The second movement, Misterioso, was a wondrous wash of softer sustained sounds played at the front of the stage. Crotales, tiny, finely milled rather thickish cymbals, usually struck with a metal rod, were played with a double bass bow, creating eerie sustained high pitches, nowadays associated with electronic sounds. A gong was struck repeatedly while being lowered into a drum of water warping the sound: “beem, bim, bem, behm, bam, bahm, baum, bohm, boum …” and back as the gong was lifted out of the water. A similar spectrum was provoked from a flexible rod struck repeatedly while shortening the distance from the hand to the striker — like a schoolboy rapping an ever moving pencil against the edge of the desk. When Dame Evelyn turned to the dulcet chromatically tuned cowbells, her back to the audience, her movements from one to the next recalled an exquisite choreography.
The Symphony management had lit the stage in colors appropriate to the character of the piece and the clothes worn by the soloist. Dame Evelyn was dressed in an amber and red brocade tunic set off by black leather pants adorned with amber and red trim. The same colors were shone on the instruments in the part of the stage used for that movement, while the rest of the stage was bathed in a teal light. During the concerto, which occupied the entire second half of the concert, the musicians had individual lamps on their music, the overhead lighting dimmed to a minimum. Bravo to the stage crew!
The first half of the concert was somewhat less successful although equally ambitious. Till Eulenspiegel by Richard Strauss started the concert with whimsy and color, unfortunately marred by less than perfect playing by several principals. A narrative describing the pranks of Till Eulenspeigel, projected above the orchestra, elicited occasional titters from the audience which was probably concentrating more on the story than the sound. Special kudos offered for the extraordinary playing of the Eb clarinet embodying Till.

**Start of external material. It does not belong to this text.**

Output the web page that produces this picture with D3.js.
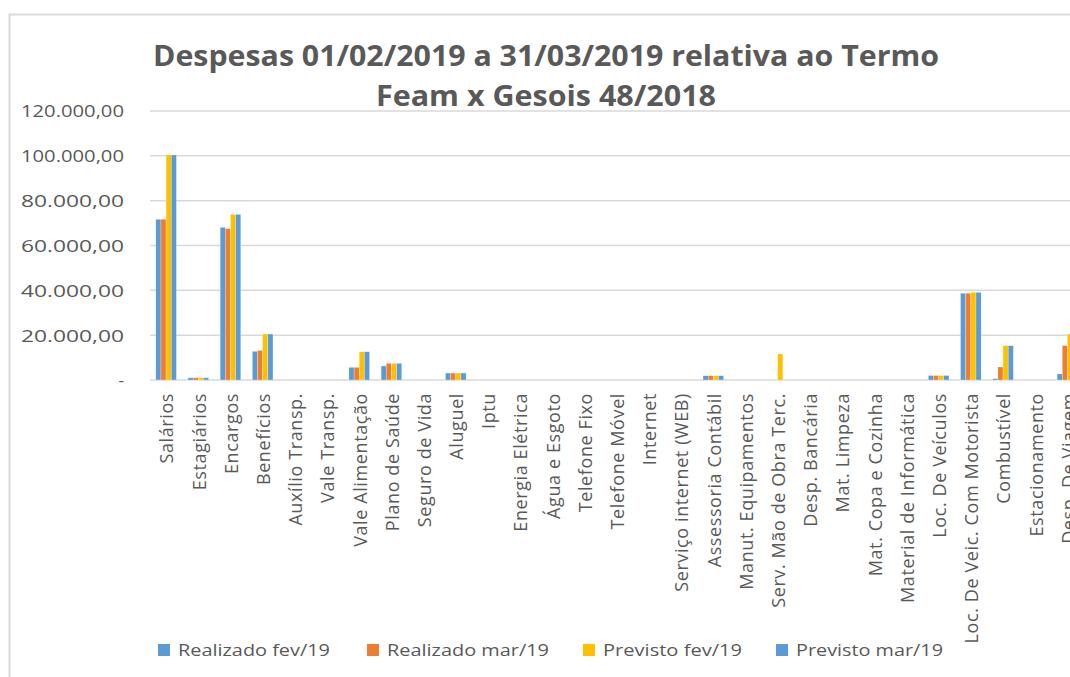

Verklärte Nacht (Transfigured Night), by Arnold Schönberg, is an ultra-romantic work, originally written for six string soloists, but rewritten by Schönberg many years later for large string orchestra. For this program a hybrid of the two original versions was presented, with mixed success. This piece is extremely difficult for musicians to play, one reason it is not heard as often as one might hope. Not only is it difficult technically, but to grow and built and lead to the climax takes much patience, reflection and forethought. Maestro Moody provided insightful leadership and guidance, but problems of uniform intonation cropped up frequently, especially in the upper register of the violins. Yet it was a pleasure to hear the solo natures of the new principal and assistant principal violas! The work ended in a soft shimmer and a deep sense of accomplishment, of transfiguration.